→ DIRECTIONS FOR THIS TASK
Do not include the pictures; repeat the rest of the data exactly.

→ GIVEN ENTRIES
<<<<

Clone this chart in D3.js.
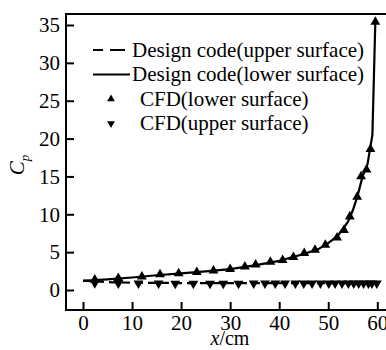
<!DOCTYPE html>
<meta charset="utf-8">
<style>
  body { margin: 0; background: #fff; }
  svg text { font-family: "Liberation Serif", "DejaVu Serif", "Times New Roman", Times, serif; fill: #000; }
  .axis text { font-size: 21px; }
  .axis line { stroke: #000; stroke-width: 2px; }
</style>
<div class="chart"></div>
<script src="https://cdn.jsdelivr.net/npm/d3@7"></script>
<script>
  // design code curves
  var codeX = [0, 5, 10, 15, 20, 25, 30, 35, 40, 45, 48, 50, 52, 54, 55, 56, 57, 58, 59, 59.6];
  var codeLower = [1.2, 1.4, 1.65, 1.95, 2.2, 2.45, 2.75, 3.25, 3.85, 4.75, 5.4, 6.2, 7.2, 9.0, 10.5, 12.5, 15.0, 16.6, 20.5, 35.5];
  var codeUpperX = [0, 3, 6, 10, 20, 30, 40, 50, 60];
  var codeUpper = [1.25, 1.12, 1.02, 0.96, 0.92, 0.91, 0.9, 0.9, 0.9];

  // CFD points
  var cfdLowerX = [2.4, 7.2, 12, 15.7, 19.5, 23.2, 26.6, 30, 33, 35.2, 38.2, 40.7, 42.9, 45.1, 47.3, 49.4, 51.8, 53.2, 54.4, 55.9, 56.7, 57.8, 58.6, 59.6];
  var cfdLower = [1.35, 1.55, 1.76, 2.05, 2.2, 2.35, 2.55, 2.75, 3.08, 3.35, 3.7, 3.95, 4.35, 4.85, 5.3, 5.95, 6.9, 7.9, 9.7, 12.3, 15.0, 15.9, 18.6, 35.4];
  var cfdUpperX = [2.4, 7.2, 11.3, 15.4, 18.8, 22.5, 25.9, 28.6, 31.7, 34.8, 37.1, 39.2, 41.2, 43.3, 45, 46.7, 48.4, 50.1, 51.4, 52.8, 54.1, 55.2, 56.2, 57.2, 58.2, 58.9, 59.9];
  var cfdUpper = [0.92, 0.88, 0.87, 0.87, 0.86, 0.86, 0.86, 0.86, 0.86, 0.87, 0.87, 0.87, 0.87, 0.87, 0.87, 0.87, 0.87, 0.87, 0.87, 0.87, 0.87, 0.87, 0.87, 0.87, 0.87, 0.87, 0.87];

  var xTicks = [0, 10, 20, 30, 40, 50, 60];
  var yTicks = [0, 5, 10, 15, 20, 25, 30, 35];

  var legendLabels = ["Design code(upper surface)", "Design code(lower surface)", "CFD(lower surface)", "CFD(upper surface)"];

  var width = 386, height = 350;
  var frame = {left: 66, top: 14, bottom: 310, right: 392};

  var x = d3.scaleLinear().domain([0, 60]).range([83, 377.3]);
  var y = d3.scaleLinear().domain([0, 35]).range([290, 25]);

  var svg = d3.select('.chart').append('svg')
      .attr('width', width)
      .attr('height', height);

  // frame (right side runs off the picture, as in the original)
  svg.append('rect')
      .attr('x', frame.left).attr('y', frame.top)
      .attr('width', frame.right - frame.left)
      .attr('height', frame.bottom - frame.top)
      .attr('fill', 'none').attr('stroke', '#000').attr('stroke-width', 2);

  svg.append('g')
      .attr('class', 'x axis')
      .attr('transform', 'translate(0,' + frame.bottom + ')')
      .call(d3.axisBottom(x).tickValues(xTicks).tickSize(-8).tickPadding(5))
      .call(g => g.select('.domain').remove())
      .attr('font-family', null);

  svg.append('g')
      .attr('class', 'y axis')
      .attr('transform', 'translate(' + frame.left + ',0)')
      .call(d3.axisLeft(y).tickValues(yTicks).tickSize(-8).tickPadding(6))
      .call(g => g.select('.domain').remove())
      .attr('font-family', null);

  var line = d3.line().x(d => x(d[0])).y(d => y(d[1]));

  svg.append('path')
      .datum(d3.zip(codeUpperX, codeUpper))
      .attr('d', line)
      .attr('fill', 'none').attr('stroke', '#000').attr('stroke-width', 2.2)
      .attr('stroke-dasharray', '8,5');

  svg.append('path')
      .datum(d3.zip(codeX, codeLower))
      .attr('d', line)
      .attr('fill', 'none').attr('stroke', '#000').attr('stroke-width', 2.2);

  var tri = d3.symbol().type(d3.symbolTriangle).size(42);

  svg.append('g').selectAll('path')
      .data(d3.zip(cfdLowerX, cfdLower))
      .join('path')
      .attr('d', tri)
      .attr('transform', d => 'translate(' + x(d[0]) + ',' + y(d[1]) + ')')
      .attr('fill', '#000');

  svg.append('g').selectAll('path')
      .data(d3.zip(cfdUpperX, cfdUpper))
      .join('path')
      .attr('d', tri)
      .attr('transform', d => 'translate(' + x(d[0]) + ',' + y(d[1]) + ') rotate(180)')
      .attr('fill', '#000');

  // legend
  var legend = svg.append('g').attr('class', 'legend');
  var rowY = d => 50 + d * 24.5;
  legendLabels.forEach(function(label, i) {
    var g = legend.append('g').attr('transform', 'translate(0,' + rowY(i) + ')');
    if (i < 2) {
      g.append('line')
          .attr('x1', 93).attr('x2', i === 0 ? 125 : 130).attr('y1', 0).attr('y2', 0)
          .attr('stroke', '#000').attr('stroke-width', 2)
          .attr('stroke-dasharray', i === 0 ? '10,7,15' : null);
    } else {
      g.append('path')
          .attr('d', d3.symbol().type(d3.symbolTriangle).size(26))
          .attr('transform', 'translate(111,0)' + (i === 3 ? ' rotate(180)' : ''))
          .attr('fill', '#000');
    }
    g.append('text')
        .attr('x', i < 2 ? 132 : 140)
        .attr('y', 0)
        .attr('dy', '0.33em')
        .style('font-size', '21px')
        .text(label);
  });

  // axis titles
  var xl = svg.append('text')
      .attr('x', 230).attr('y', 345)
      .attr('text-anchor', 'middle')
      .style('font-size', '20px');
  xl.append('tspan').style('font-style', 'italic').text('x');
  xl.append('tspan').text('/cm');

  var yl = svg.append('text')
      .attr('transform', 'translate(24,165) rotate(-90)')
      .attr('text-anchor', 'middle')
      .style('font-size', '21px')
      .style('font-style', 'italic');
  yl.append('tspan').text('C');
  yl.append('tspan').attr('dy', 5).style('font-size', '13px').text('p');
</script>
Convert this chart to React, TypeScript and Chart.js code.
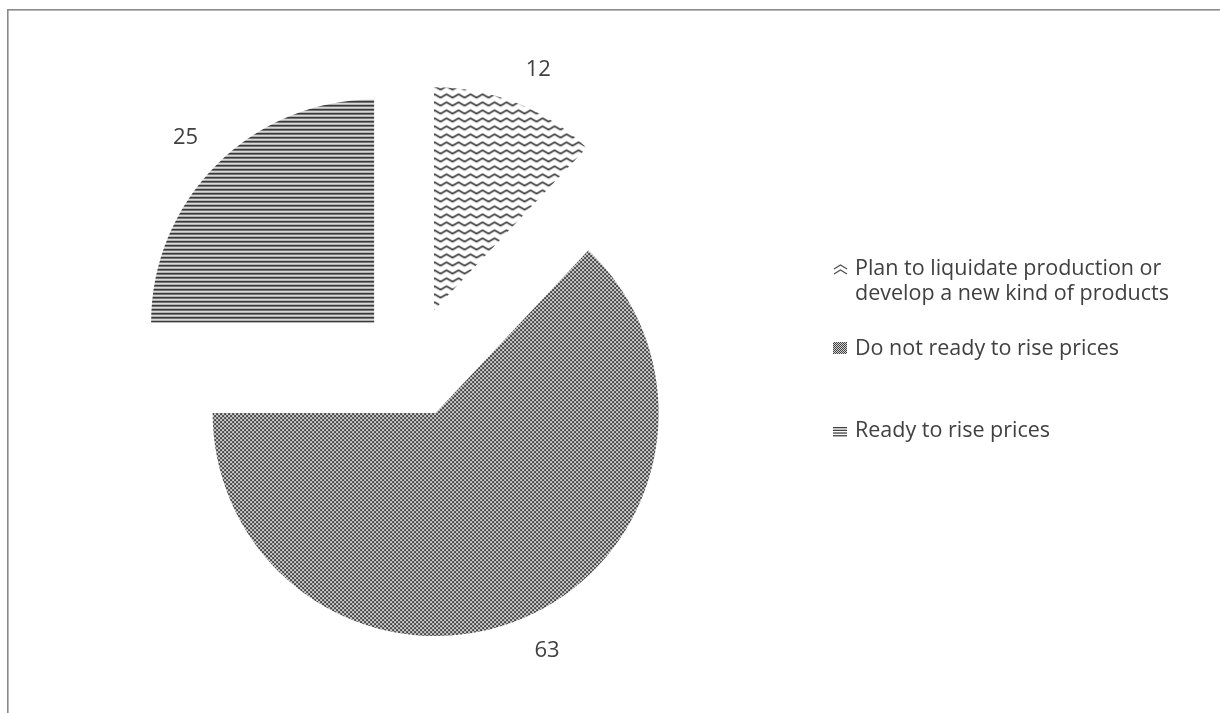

>>>>

→ TASK SOLUTION
Clone this chart in D3.js.
<!DOCTYPE html>
<meta charset="utf-8">
<style>
  body { margin: 0; background: #fff; }
  svg text { font-family: "Liberation Serif", "DejaVu Serif", "Times New Roman", Times, serif; fill: #000; }
  .axis text { font-size: 21px; }
  .axis line { stroke: #000; stroke-width: 2px; }
</style>
<div class="chart"></div>
<script src="https://cdn.jsdelivr.net/npm/d3@7"></script>
<script>
  // design code curves
  var codeX = [0, 5, 10, 15, 20, 25, 30, 35, 40, 45, 48, 50, 52, 54, 55, 56, 57, 58, 59, 59.6];
  var codeLower = [1.2, 1.4, 1.65, 1.95, 2.2, 2.45, 2.75, 3.25, 3.85, 4.75, 5.4, 6.2, 7.2, 9.0, 10.5, 12.5, 15.0, 16.6, 20.5, 35.5];
  var codeUpperX = [0, 3, 6, 10, 20, 30, 40, 50, 60];
  var codeUpper = [1.25, 1.12, 1.02, 0.96, 0.92, 0.91, 0.9, 0.9, 0.9];

  // CFD points
  var cfdLowerX = [2.4, 7.2, 12, 15.7, 19.5, 23.2, 26.6, 30, 33, 35.2, 38.2, 40.7, 42.9, 45.1, 47.3, 49.4, 51.8, 53.2, 54.4, 55.9, 56.7, 57.8, 58.6, 59.6];
  var cfdLower = [1.35, 1.55, 1.76, 2.05, 2.2, 2.35, 2.55, 2.75, 3.08, 3.35, 3.7, 3.95, 4.35, 4.85, 5.3, 5.95, 6.9, 7.9, 9.7, 12.3, 15.0, 15.9, 18.6, 35.4];
  var cfdUpperX = [2.4, 7.2, 11.3, 15.4, 18.8, 22.5, 25.9, 28.6, 31.7, 34.8, 37.1, 39.2, 41.2, 43.3, 45, 46.7, 48.4, 50.1, 51.4, 52.8, 54.1, 55.2, 56.2, 57.2, 58.2, 58.9, 59.9];
  var cfdUpper = [0.92, 0.88, 0.87, 0.87, 0.86, 0.86, 0.86, 0.86, 0.86, 0.87, 0.87, 0.87, 0.87, 0.87, 0.87, 0.87, 0.87, 0.87, 0.87, 0.87, 0.87, 0.87, 0.87, 0.87, 0.87, 0.87, 0.87];

  var xTicks = [0, 10, 20, 30, 40, 50, 60];
  var yTicks = [0, 5, 10, 15, 20, 25, 30, 35];

  var legendLabels = ["Design code(upper surface)", "Design code(lower surface)", "CFD(lower surface)", "CFD(upper surface)"];

  var width = 386, height = 350;
  var frame = {left: 66, top: 14, bottom: 310, right: 392};

  var x = d3.scaleLinear().domain([0, 60]).range([83, 377.3]);
  var y = d3.scaleLinear().domain([0, 35]).range([290, 25]);

  var svg = d3.select('.chart').append('svg')
      .attr('width', width)
      .attr('height', height);

  // frame (right side runs off the picture, as in the original)
  svg.append('rect')
      .attr('x', frame.left).attr('y', frame.top)
      .attr('width', frame.right - frame.left)
      .attr('height', frame.bottom - frame.top)
      .attr('fill', 'none').attr('stroke', '#000').attr('stroke-width', 2);

  svg.append('g')
      .attr('class', 'x axis')
      .attr('transform', 'translate(0,' + frame.bottom + ')')
      .call(d3.axisBottom(x).tickValues(xTicks).tickSize(-8).tickPadding(5))
      .call(g => g.select('.domain').remove())
      .attr('font-family', null);

  svg.append('g')
      .attr('class', 'y axis')
      .attr('transform', 'translate(' + frame.left + ',0)')
      .call(d3.axisLeft(y).tickValues(yTicks).tickSize(-8).tickPadding(6))
      .call(g => g.select('.domain').remove())
      .attr('font-family', null);

  var line = d3.line().x(d => x(d[0])).y(d => y(d[1]));

  svg.append('path')
      .datum(d3.zip(codeUpperX, codeUpper))
      .attr('d', line)
      .attr('fill', 'none').attr('stroke', '#000').attr('stroke-width', 2.2)
      .attr('stroke-dasharray', '8,5');

  svg.append('path')
      .datum(d3.zip(codeX, codeLower))
      .attr('d', line)
      .attr('fill', 'none').attr('stroke', '#000').attr('stroke-width', 2.2);

  var tri = d3.symbol().type(d3.symbolTriangle).size(42);

  svg.append('g').selectAll('path')
      .data(d3.zip(cfdLowerX, cfdLower))
      .join('path')
      .attr('d', tri)
      .attr('transform', d => 'translate(' + x(d[0]) + ',' + y(d[1]) + ')')
      .attr('fill', '#000');

  svg.append('g').selectAll('path')
      .data(d3.zip(cfdUpperX, cfdUpper))
      .join('path')
      .attr('d', tri)
      .attr('transform', d => 'translate(' + x(d[0]) + ',' + y(d[1]) + ') rotate(180)')
      .attr('fill', '#000');

  // legend
  var legend = svg.append('g').attr('class', 'legend');
  var rowY = d => 50 + d * 24.5;
  legendLabels.forEach(function(label, i) {
    var g = legend.append('g').attr('transform', 'translate(0,' + rowY(i) + ')');
    if (i < 2) {
      g.append('line')
          .attr('x1', 93).attr('x2', i === 0 ? 125 : 130).attr('y1', 0).attr('y2', 0)
          .attr('stroke', '#000').attr('stroke-width', 2)
          .attr('stroke-dasharray', i === 0 ? '10,7,15' : null);
    } else {
      g.append('path')
          .attr('d', d3.symbol().type(d3.symbolTriangle).size(26))
          .attr('transform', 'translate(111,0)' + (i === 3 ? ' rotate(180)' : ''))
          .attr('fill', '#000');
    }
    g.append('text')
        .attr('x', i < 2 ? 132 : 140)
        .attr('y', 0)
        .attr('dy', '0.33em')
        .style('font-size', '21px')
        .text(label);
  });

  // axis titles
  var xl = svg.append('text')
      .attr('x', 230).attr('y', 345)
      .attr('text-anchor', 'middle')
      .style('font-size', '20px');
  xl.append('tspan').style('font-style', 'italic').text('x');
  xl.append('tspan').text('/cm');

  var yl = svg.append('text')
      .attr('transform', 'translate(24,165) rotate(-90)')
      .attr('text-anchor', 'middle')
      .style('font-size', '21px')
      .style('font-style', 'italic');
  yl.append('tspan').text('C');
  yl.append('tspan').attr('dy', 5).style('font-size', '13px').text('p');
</script>
Convert this chart to React, TypeScript and Chart.js code.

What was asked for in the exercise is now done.